I am going to preface this article by saying that I am still very bullish on Bank of America (BAC). That being said, my faith in "America's bank" is starting to erode, just a tiny bit.
The third quarter earnings report is nothing to be happy about. It contains a lot of "positives," and skips over the obvious negatives ( the report stresses year-over-year improvements and downplays the quarter over quarter deterioration). After seeing all of the other big banks post similar earnings, this disappointing earnings report was not unexpected. The most worrisome issue that stood out to me was that most of its business segments are dealing with both lower sequential revenues and higher/constant expenses.
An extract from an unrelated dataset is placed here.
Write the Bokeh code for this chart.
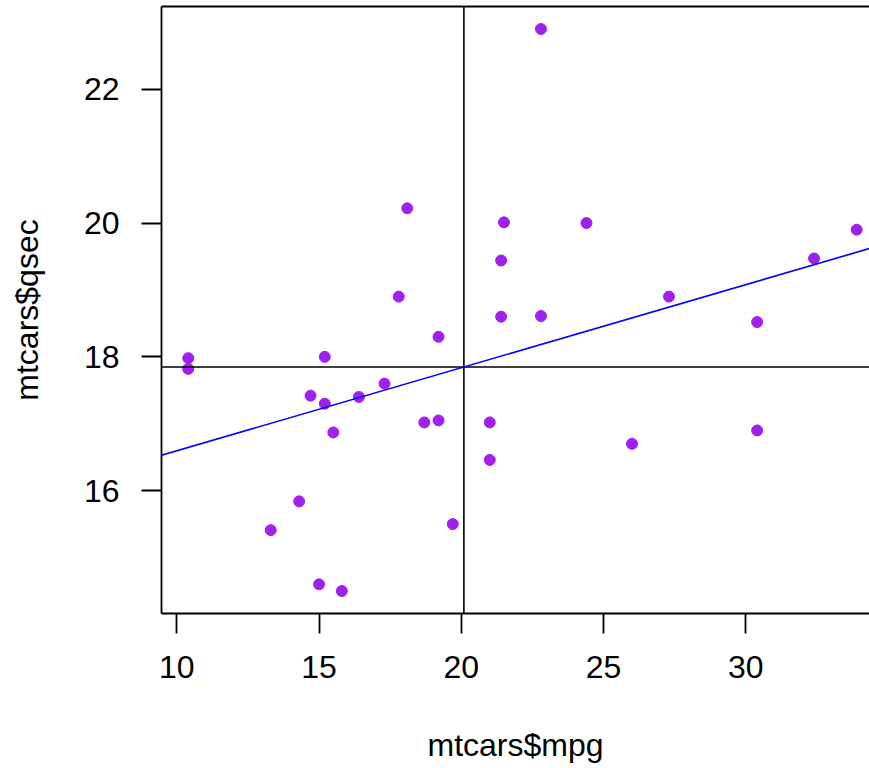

There are several other things that continue to weigh on Bank of America ... the European debt crisis hasn't been solved, Bank of America still has several pending lawsuits, interest rates are at historic lows (cutting down on interest margins), predictions of recession are flying back and forth, and the majority of the "earnings beat" was due to accounting gimmicks and the sale of CCB shares. All of these issues point to lower future earnings (possibly losses) in the next few quarters. However, there are several positives that stand out:
- All of the big banks have posted similar earnings. Bank of America is not an outlier. This quarter has been a problem for the banking industry as a whole.
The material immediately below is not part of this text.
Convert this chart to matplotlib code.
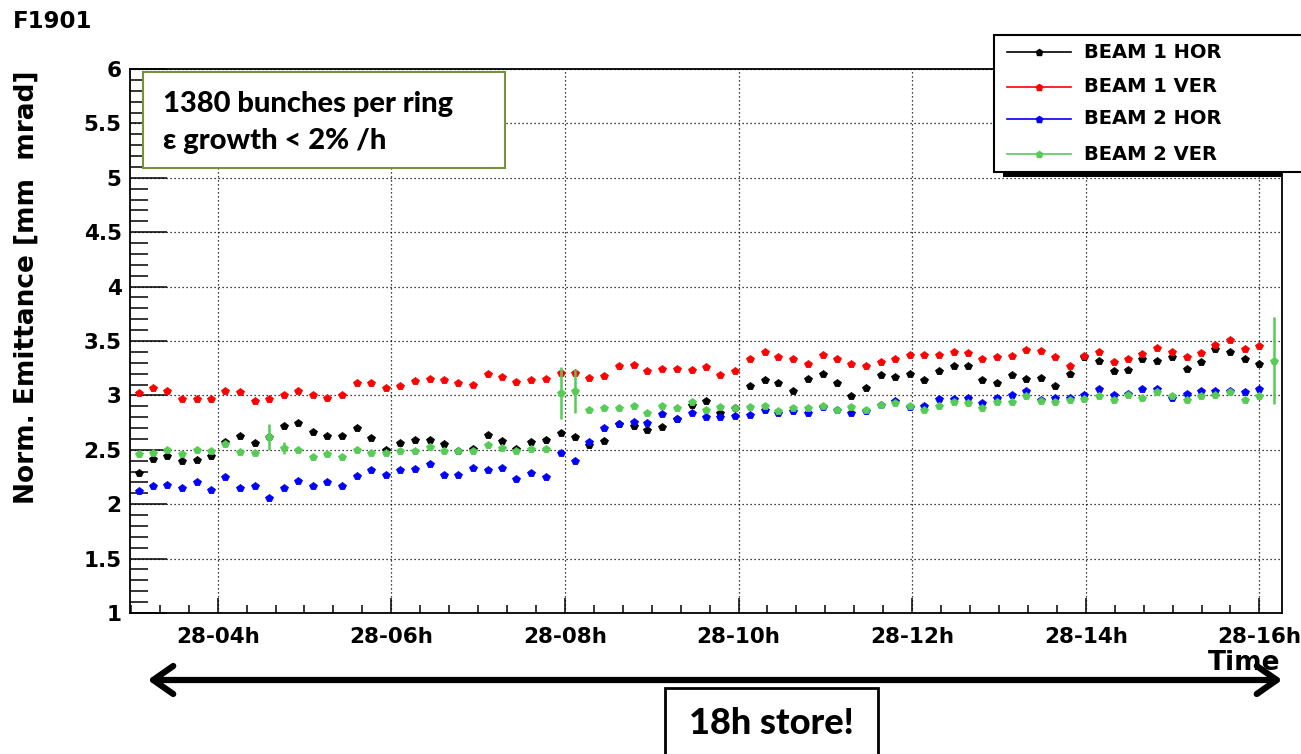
import matplotlib
matplotlib.use('Agg')
import matplotlib.pyplot as plt
from matplotlib.patches import Rectangle, FancyArrowPatch
from matplotlib.lines import Line2D
from matplotlib.ticker import MultipleLocator, FixedLocator

# ---------------- data ----------------
time_h = [3.09, 3.25, 3.42, 3.59, 3.76, 3.92, 4.09, 4.26, 4.43, 4.59,
          4.76, 4.93, 5.10, 5.26, 5.43, 5.60, 5.77, 5.94, 6.10, 6.27,
          6.44, 6.61, 6.77, 6.94, 7.11, 7.28, 7.44, 7.61, 7.78, 7.95,
          8.12, 8.28, 8.45, 8.62, 8.79, 8.95, 9.12, 9.29, 9.46, 9.62,
          9.79, 9.96, 10.13, 10.30, 10.46, 10.63, 10.80, 10.97, 11.13, 11.30,
          11.47, 11.64, 11.80, 11.97, 12.14, 12.31, 12.48, 12.64, 12.81, 12.98,
          13.15, 13.31, 13.48, 13.65, 13.82, 13.98, 14.15, 14.32, 14.49, 14.65,
          14.82, 14.99, 15.16, 15.33, 15.49, 15.66, 15.83, 16.00, 16.17]

beam1_hor = [2.29, 2.42, 2.44, 2.40, 2.41, 2.44, 2.57, 2.63, 2.56, 2.62,
             2.72, 2.75, 2.66, 2.63, 2.63, 2.70, 2.61, 2.50, 2.56, 2.59,
             2.59, 2.55, 2.49, 2.51, 2.64, 2.58, 2.51, 2.57, 2.59, 2.65,
             2.62, 2.54, 2.58, 2.74, 2.72, 2.68, 2.71, 2.78, 2.91, 2.95,
             2.84, 2.88, 3.09, 3.14, 3.11, 3.04, 3.15, 3.20, 3.11, 2.99,
             3.07, 3.19, 3.17, 3.20, 3.14, 3.22, 3.27, 3.27, 3.14, 3.11,
             3.19, 3.15, 3.16, 3.09, 3.20, 3.35, 3.32, 3.22, 3.23, 3.33,
             3.32, 3.35, 3.24, 3.31, 3.43, 3.40, 3.33, 3.29]

beam1_ver = [3.02, 3.07, 3.04, 2.97, 2.97, 2.97, 3.04, 3.03, 2.95, 2.97,
             3.00, 3.04, 3.00, 2.98, 3.00, 3.11, 3.11, 3.07, 3.09, 3.13,
             3.15, 3.14, 3.11, 3.10, 3.20, 3.17, 3.12, 3.14, 3.15, 3.21,
             3.21, 3.16, 3.18, 3.27, 3.28, 3.22, 3.24, 3.24, 3.23, 3.26,
             3.19, 3.22, 3.33, 3.40, 3.35, 3.33, 3.29, 3.37, 3.33, 3.29,
             3.27, 3.31, 3.33, 3.37, 3.37, 3.37, 3.40, 3.39, 3.33, 3.35,
             3.36, 3.42, 3.41, 3.35, 3.27, 3.36, 3.40, 3.31, 3.33, 3.38,
             3.44, 3.40, 3.35, 3.39, 3.46, 3.51, 3.43, 3.45]

beam2_hor = [2.12, 2.17, 2.18, 2.15, 2.20, 2.13, 2.25, 2.15, 2.17, 2.06,
             2.15, 2.21, 2.17, 2.20, 2.17, 2.26, 2.31, 2.27, 2.31, 2.32,
             2.37, 2.27, 2.27, 2.33, 2.31, 2.33, 2.23, 2.29, 2.25, 2.47,
             2.40, 2.57, 2.70, 2.74, 2.76, 2.75, 2.83, 2.78, 2.84, 2.80,
             2.80, 2.81, 2.82, 2.87, 2.84, 2.86, 2.84, 2.89, 2.87, 2.84,
             2.86, 2.91, 2.95, 2.89, 2.90, 2.97, 2.97, 2.98, 2.93, 2.98,
             3.00, 3.04, 2.96, 2.98, 2.98, 3.00, 3.06, 3.00, 3.01, 3.06,
             3.06, 2.98, 3.01, 3.04, 3.04, 3.04, 3.03, 3.06]

beam2_ver = [2.46, 2.47, 2.50, 2.46, 2.50, 2.49, 2.55, 2.48, 2.47, 2.62,
             2.52, 2.50, 2.43, 2.46, 2.43, 2.50, 2.47, 2.47, 2.49, 2.49,
             2.53, 2.49, 2.49, 2.49, 2.54, 2.52, 2.49, 2.51, 2.51, 3.02,
             3.04, 2.87, 2.88, 2.88, 2.90, 2.84, 2.90, 2.88, 2.94, 2.87,
             2.89, 2.88, 2.89, 2.90, 2.86, 2.88, 2.88, 2.90, 2.87, 2.89,
             2.87, 2.91, 2.93, 2.90, 2.87, 2.90, 2.94, 2.93, 2.88, 2.94,
             2.94, 2.99, 2.95, 2.94, 2.96, 2.97, 2.99, 2.96, 3.00, 2.98,
             3.03, 2.99, 2.96, 2.99, 3.00, 3.03, 2.96, 2.99, 3.32]

# visible error bars of BEAM 2 VER (index into time_h, half-length)
b2v_err_idx = [9, 10, 29, 30, 78]
b2v_err_val = [0.12, 0.055, 0.24, 0.20, 0.40]

tick_hours = [4, 6, 8, 10, 12, 14, 16]
tick_labels = ['28-04h', '28-06h', '28-08h', '28-10h', '28-12h', '28-14h', '28-16h']

series_names = ['BEAM 1 HOR', 'BEAM 1 VER', 'BEAM 2 HOR', 'BEAM 2 VER']
series_colors = ['#000000', '#ff0000', '#0000ff', '#55cc55']

# ---------------- figure ----------------
W, H = 1301, 754
def fx(x):
    return x / W
def fy(y):
    return 1 - y / H

ROOT_FONT = 'DejaVu Sans'
CAL_FONT = ['Lato', 'DejaVu Serif']

fig = plt.figure(figsize=(W / 100, H / 100), dpi=100)
ax = fig.add_axes([fx(130), fy(613), (1282 - 130) / W, (613 - 69) / H])

mk = dict(ls='none', marker='p', ms=5.6, mew=0.6)
series = [beam1_hor, beam1_ver, beam2_hor, beam2_ver]
for vals, c, z in zip(series, series_colors, [3, 4, 5, 6]):
    ax.plot(time_h[:len(vals)], vals, color=c, mec=c, zorder=z, **mk)

ex = [time_h[i] for i in b2v_err_idx]
ey = [beam2_ver[i] for i in b2v_err_idx]
ax.vlines(ex, [v - e for v, e in zip(ey, b2v_err_val)],
          [v + e for v, e in zip(ey, b2v_err_val)],
          color=series_colors[3], lw=1.8, zorder=6)

ax.set_xlim(2.99, 16.26)
ax.set_ylim(1, 6)

ax.xaxis.set_major_locator(FixedLocator(tick_hours))
ax.set_xticklabels(tick_labels)
ax.xaxis.set_minor_locator(MultipleLocator(1 / 3))
ax.yaxis.set_major_locator(MultipleLocator(0.5))
ax.yaxis.set_minor_locator(MultipleLocator(0.1))
ax.yaxis.set_major_formatter(plt.FuncFormatter(lambda v, p: ('%g' % v)))

ax.tick_params(axis='y', which='major', direction='in', length=26.5, width=1.1,
               labelsize=15.5, pad=6, right=False)
ax.tick_params(axis='y', which='minor', direction='in', length=13, width=1.1, right=False)
ax.tick_params(axis='x', which='major', direction='in', length=11, width=1.1,
               labelsize=15.5, pad=10, top=False)
ax.tick_params(axis='x', which='minor', direction='in', length=5.5, width=1.1, top=False)
for lab in ax.get_xticklabels() + ax.get_yticklabels():
    lab.set_fontweight('bold')
    lab.set_family(ROOT_FONT)

ax.grid(True, which='major', color='black', lw=0.9, ls=(0, (1, 2.2)), zorder=1)
ax.set_axisbelow(True)
for s in ax.spines.values():
    s.set_linewidth(1.3)

# axis titles
fig.text(fx(27), fy(70), 'Norm. Emittance [mm  mrad]', rotation=90, ha='center', va='top',
         fontsize=19, fontweight='bold', family=ROOT_FONT)
fig.text(fx(1280), fy(663), 'Time', ha='right', va='center', fontsize=19,
         fontweight='bold', family=ROOT_FONT)
fig.text(fx(13), fy(22), 'F1901', ha='left', va='center', fontsize=16.5,
         fontweight='bold', family=ROOT_FONT)

# info box
fig.add_artist(Rectangle((fx(143), fy(168)), (505 - 143) / W, (168 - 72) / H,
                         transform=fig.transFigure, facecolor='white',
                         edgecolor='#76923c', lw=1.5, zorder=5))
fig.text(fx(163), fy(104), '1380 bunches per ring', ha='left', va='center',
         fontsize=21, fontweight='black', family=CAL_FONT, zorder=6)
fig.text(fx(163), fy(141), '\u03b5 growth < 2% /h', ha='left', va='center',
         fontsize=21, fontweight='black', family=CAL_FONT, zorder=6)

# legend box (manual, ROOT style with shadow)
fig.add_artist(Rectangle((fx(1003), fy(177)), (1282 - 1003) / W, 5 / H,
                         transform=fig.transFigure, facecolor='black',
                         edgecolor='none', zorder=5))
fig.add_artist(Rectangle((fx(994), fy(172)), (1330 - 994) / W, (172 - 35) / H,
                         transform=fig.transFigure, facecolor='white',
                         edgecolor='black', lw=1.5, zorder=6))
rows = [52, 87, 119, 154]
for name, c, yy in zip(series_names, series_colors, rows):
    fig.add_artist(Line2D([fx(1007), fx(1071)], [fy(yy), fy(yy)], transform=fig.transFigure,
                          color=c, lw=1.2, zorder=7))
    fig.add_artist(Line2D([fx(1039)], [fy(yy)], transform=fig.transFigure,
                          color=c, marker='p', ms=4.5, ls='none', zorder=8))
    fig.text(fx(1084), fy(yy), name, ha='left', va='center', fontsize=14,
             fontweight='bold', family=ROOT_FONT, zorder=8)

# double arrow and store box
fig.add_artist(FancyArrowPatch((fx(145), fy(680)), (fx(1285), fy(680)),
                               transform=fig.transFigure,
                               arrowstyle='<->,head_length=0.4,head_width=0.28',
                               mutation_scale=36, lw=4.5, color='black', zorder=5))
fig.add_artist(Rectangle((fx(665), fy(770)), (878 - 665) / W, (770 - 688) / H,
                         transform=fig.transFigure, facecolor='white',
                         edgecolor='black', lw=2, zorder=6))
fig.text(fx(771), fy(723), '18h store!', ha='center', va='center', fontsize=26,
         fontweight='black', family=CAL_FONT, zorder=7)

fig.savefig('out.png', dpi=100)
- They reduced their Risk Weighted Assets by $33 billion. This reduces the amount of capital required by Basel III.
- Average deposits increased by $77 billion. The bank is still trusted by depositors. In addition net new consumer and small business checking accounts increased Q/Q.
- Bank of America reduced its short-term debt by $17 billion and its long-term debt by $28 billion. Would a bank with liquidity problems be paying down debt at this point?
- Bank of America extended a total of $141 billion in credit this quarter alone.
- Management continues to focus more on the consumer banking segment by hiring more small business and personal financial advisers.
- Bank of America continues to work through its Countrywide legacy issues. They now have 6,500 full-time employees working to bring these issues to a close. They have performed over 50,000 loan modifications this quarter.
- Net charge-offs decreased by $500 million sequentially, and non-performing loans, leases and foreclosures decreased by $1 billion sequentially.
As of this writing, Bank of America shares closed up almost 10%. I sold my shares in Bank of America when it hit its highs last Wednesday. I fully expected these earnings (as in, the earnings beat came from debt valuation, asset sales etc.) and Bank of America stock price to drop below $6/share. Obviously, I was completely wrong on the immediate price direction, but I do not think that the stock can sustain these current prices. I am looking to start averaging back in around $6/share.
Despite all of the issues weighing on the financial sector, I strongly believe that Bank of America, and all of the other big banks such as Goldman Sachs (GS), J.P. Morgan Chase (JPM), Citigroup (C) and Wells Fargo (WFC), are buys. It seems as if most, if not all, of the potential and current bad news is priced in. If you have a long time horizon (three to five years), and you can deal with the day to day swings, I would recommend buying any one of these stocks. The key is to pick a good entry point. Remember, buy low and sell high, and do your own due diligence.